After the war, Harmon played briefly for the Los Angeles Rams, but his injuries had robbed him of his speed and power. He soon entered the career he’d always wanted, as a sportscaster, and he married his movie star wife, Elyse Knox, in Ann Arbor’s Grace Chapel. In a stylish tribute to her war hero husband, she wove part of the parachute that saved him into her wedding dress.
When Harmon died in 1990, a Los Angeles Times reporter noted that Harmon had “married a gorgeous movie star and they had the most beautiful children this side of ‘The Sound of Music’ cast.” Given Harmon’s devotion to his family, it’s a fitting tribute that most people know him today because of his accomplished children and grandchildren.
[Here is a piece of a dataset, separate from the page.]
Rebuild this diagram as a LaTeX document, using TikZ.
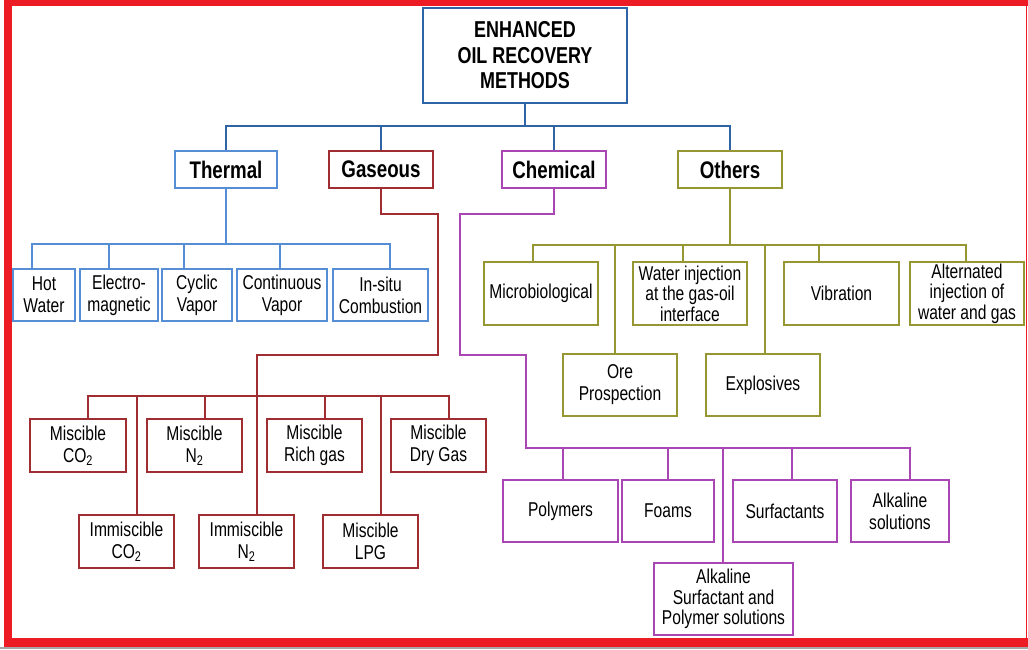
\documentclass[tikz,border=0pt]{standalone}
\usepackage{fontspec}
\setmainfont{Liberation Sans}[FakeStretch=0.78]
\definecolor{tblue}{RGB}{46,100,165}
\definecolor{lblue}{RGB}{85,142,213}
\definecolor{dred}{RGB}{160,45,50}
\definecolor{purp}{RGB}{170,70,180}
\definecolor{olive}{RGB}{150,150,50}
\definecolor{framered}{RGB}{237,28,36}
\newcommand\nf{\fontsize{20}{22}\selectfont}
\newcommand\nft{\fontsize{20}{20.5}\selectfont}
\newcommand\catf{\fontsize{24}{26}\selectfont\bfseries}
\newcommand\ttlf{\fontsize{23}{25.5}\selectfont\bfseries}
\tikzset{
  box/.style={draw=#1, line width=1.8pt, align=center, inner sep=0pt, font=\nf},
  conn/.style={draw=#1, line width=1.8pt},
}
\begin{document}
\begin{tikzpicture}[x=1pt,y=-1pt]
\useasboundingbox (0,0) rectangle (1028,649);
% frame
\fill[framered] (4,0) rectangle (1028,6);
\fill[framered] (4,0) rectangle (11.5,647);
\fill[framered] (4,638) rectangle (1028,647);
\fill[gray!70] (0,647) rectangle (1028,649);
\draw[framered, line width=1pt] (1026.5,0) -- (1026.5,647);

% title and categories
\node[box=tblue, minimum width=204pt, minimum height=95pt, font=\ttlf] (title) at (525,55.5) {ENHANCED\\OIL RECOVERY\\METHODS};
\node[box=lblue, minimum width=102pt, minimum height=37pt, font=\catf] (thermal) at (226,169.5) {Thermal};
\node[box=dred, minimum width=104pt, minimum height=37pt, font=\catf] (gaseous) at (381,169.5) {Gaseous};
\node[box=purp, minimum width=104pt, minimum height=37pt, font=\catf] (chemical) at (554,169.5) {Chemical};
\node[box=olive, minimum width=104pt, minimum height=37pt, font=\catf] (others) at (730,169.5) {Others};

% thermal children
\node[box=lblue, minimum width=62pt, minimum height=52pt] (hot) at (44,295) {Hot\\Water};
\node[box=lblue, minimum width=78pt, minimum height=52pt] (electro) at (119,295) {Electro-\\magnetic};
\node[box=lblue, minimum width=70pt, minimum height=52pt] (cyclic) at (197,295) {Cyclic\\Vapor};
\node[box=lblue, minimum width=90pt, minimum height=52pt] (cont) at (282,295) {Continuous\\Vapor};
\node[box=lblue, minimum width=95pt, minimum height=52pt] (insitu) at (380.5,295) {In-situ\\Combustion};

% gaseous children
\node[box=dred, minimum width=96pt, minimum height=53pt] (mco2) at (78,445.5) {Miscible\\CO\textsubscript{2}};
\node[box=dred, minimum width=95pt, minimum height=53pt] (mn2) at (194.5,445.5) {Miscible\\N\textsubscript{2}};
\node[box=dred, minimum width=95pt, minimum height=53pt] (mrich) at (314.5,445.5) {Miscible\\Rich gas};
\node[box=dred, minimum width=95pt, minimum height=53pt] (mdry) at (438.5,445.5) {Miscible\\Dry Gas};
\node[box=dred, minimum width=95pt, minimum height=53pt] (ico2) at (126.5,541.5) {Immiscible\\CO\textsubscript{2}};
\node[box=dred, minimum width=95pt, minimum height=53pt] (in2) at (246.5,541.5) {Immiscible\\N\textsubscript{2}};
\node[box=dred, minimum width=95pt, minimum height=53pt] (lpg) at (370.5,541.5) {Miscible\\LPG};

% others children
\node[box=olive, minimum width=114pt, minimum height=63pt] (micro) at (541,293.5) {Microbiological};
\node[box=olive, minimum width=114pt, minimum height=63pt, font=\nft] (water) at (690,293.5) {Water injection\\at the gas-oil\\interface};
\node[box=olive, minimum width=115pt, minimum height=63pt] (vib) at (841.5,293.5) {Vibration};
\node[box=olive, minimum width=114pt, minimum height=63pt, font=\nft] (alt) at (967,293.5) {Alternated\\injection of\\water and gas};
\node[box=olive, minimum width=114pt, minimum height=62pt] (ore) at (620,385) {Ore\\Prospection};
\node[box=olive, minimum width=114pt, minimum height=62pt] (expl) at (763,385) {Explosives};

% chemical children
\node[box=purp, minimum width=115pt, minimum height=62pt] (poly) at (560.5,511) {Polymers};
\node[box=purp, minimum width=92pt, minimum height=62pt] (foams) at (668,511) {Foams};
\node[box=purp, minimum width=104pt, minimum height=62pt] (surf) at (785,511) {Surfactants};
\node[box=purp, minimum width=98pt, minimum height=62pt] (alk) at (900,511) {Alkaline\\solutions};
\node[box=purp, minimum width=139pt, minimum height=72pt, font=\nft] (asp) at (723.5,599) {Alkaline\\Surfactant and\\Polymer solutions};

% top level bus
\coordinate (tbus) at (0,126);
\draw[conn=tblue] (title.south) -- (title.south |- tbus);
\draw[conn=tblue] (thermal.north) -- (thermal.north |- tbus) -- (others.north |- tbus) -- (others.north);
\draw[conn=tblue] (gaseous.north) -- (gaseous.north |- tbus);
\draw[conn=tblue] (chemical.north) -- (chemical.north |- tbus);

% thermal subtree
\coordinate (hbus) at (0,244);
\coordinate (d1) at (32,244);
\coordinate (d2) at (109,244);
\coordinate (d3) at (184,244);
\coordinate (d4) at (280,244);
\coordinate (d5) at (390,244);
\draw[conn=lblue] (thermal.south) -- (thermal.south |- hbus);
\draw[conn=lblue] (d1 |- hot.north) -- (d1) -- (d5) -- (d5 |- insitu.north);
\draw[conn=lblue] (d2) -- (d2 |- electro.north);
\draw[conn=lblue] (d3) -- (d3 |- cyclic.north);
\draw[conn=lblue] (d4) -- (d4 |- cont.north);

% gaseous subtree
\coordinate (g1) at (438,214);
\coordinate (g2) at (257,355);
\coordinate (e1) at (88,396);
\coordinate (e2) at (137,396);
\coordinate (e3) at (205,396);
\coordinate (e5) at (325,396);
\coordinate (e6) at (381,396);
\coordinate (e7) at (449,396);
\draw[conn=dred] (gaseous.south) |- (g1) -- (g1 |- g2) -- (g2) -- (g2 |- in2.north);
\draw[conn=dred] (e1 |- mco2.north) -- (e1) -- (e7) -- (e7 |- mdry.north);
\draw[conn=dred] (e2) -- (e2 |- ico2.north);
\draw[conn=dred] (e3) -- (e3 |- mn2.north);
\draw[conn=dred] (e5) -- (e5 |- mrich.north);
\draw[conn=dred] (e6) -- (e6 |- lpg.north);

% chemical subtree
\coordinate (c1) at (460,214);
\coordinate (c2) at (526,355);
\coordinate (c3) at (526,448);
\coordinate (p1) at (563,448);
\coordinate (p2) at (668,448);
\coordinate (p3) at (723,448);
\coordinate (p4) at (792,448);
\coordinate (p5) at (910,448);
\draw[conn=purp] (chemical.south) |- (c1) -- (c1 |- c2) -- (c2) -- (c3) -- (p5) -- (p5 |- alk.north);
\draw[conn=purp] (p1) -- (p1 |- poly.north);
\draw[conn=purp] (p2) -- (p2 |- foams.north);
\draw[conn=purp] (p3) -- (p3 |- asp.north);
\draw[conn=purp] (p4) -- (p4 |- surf.north);

% others subtree
\coordinate (obus) at (0,245);
\coordinate (o1) at (533,245);
\coordinate (o2) at (615,245);
\coordinate (o3) at (683,245);
\coordinate (o4) at (765,245);
\coordinate (o5) at (819,245);
\coordinate (o6) at (966,245);
\draw[conn=olive] (others.south) -- (others.south |- obus);
\draw[conn=olive] (o1 |- micro.north) -- (o1) -- (o6) -- (o6 |- alt.north);
\draw[conn=olive] (o2) -- (o2 |- ore.north);
\draw[conn=olive] (o3) -- (o3 |- water.north);
\draw[conn=olive] (o4) -- (o4 |- expl.north);
\draw[conn=olive] (o5) -- (o5 |- vib.north);
\end{tikzpicture}
\end{document}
Harmon’s son, Mark, quarterbacked at UCLA before becoming an actor; he stars in CBS’ “NCIS: Naval Criminal Investigative Service.” Tom’s oldest daughter, Kris, married teen idol and singer Ricky Nelson and appeared with him on his parent’s long-running 1960s family sitcom, “The Adventures of Ozzie and Harriet.” His youngest daughter, Kelly, was the WRIF girl, the photogenic face of the popular Detroit rock station. His sons-in-law included renegade automaker John DeLorean, and among his grandkids are actress Tracy Nelson and the singing duo The Nelsons.
The New York Times called Harmon an “All-American football player, magazine cover boy, newsreel idol, Heisman trophy winner, war hero, author, broadcaster, and movie star. He was a man for his times–all of them.” The L.A. Times eulogy mourned that “he takes an era with him” and “helped football become the big time that it is;” that “his habits were beyond reproach. He radiated dignity and reserve.”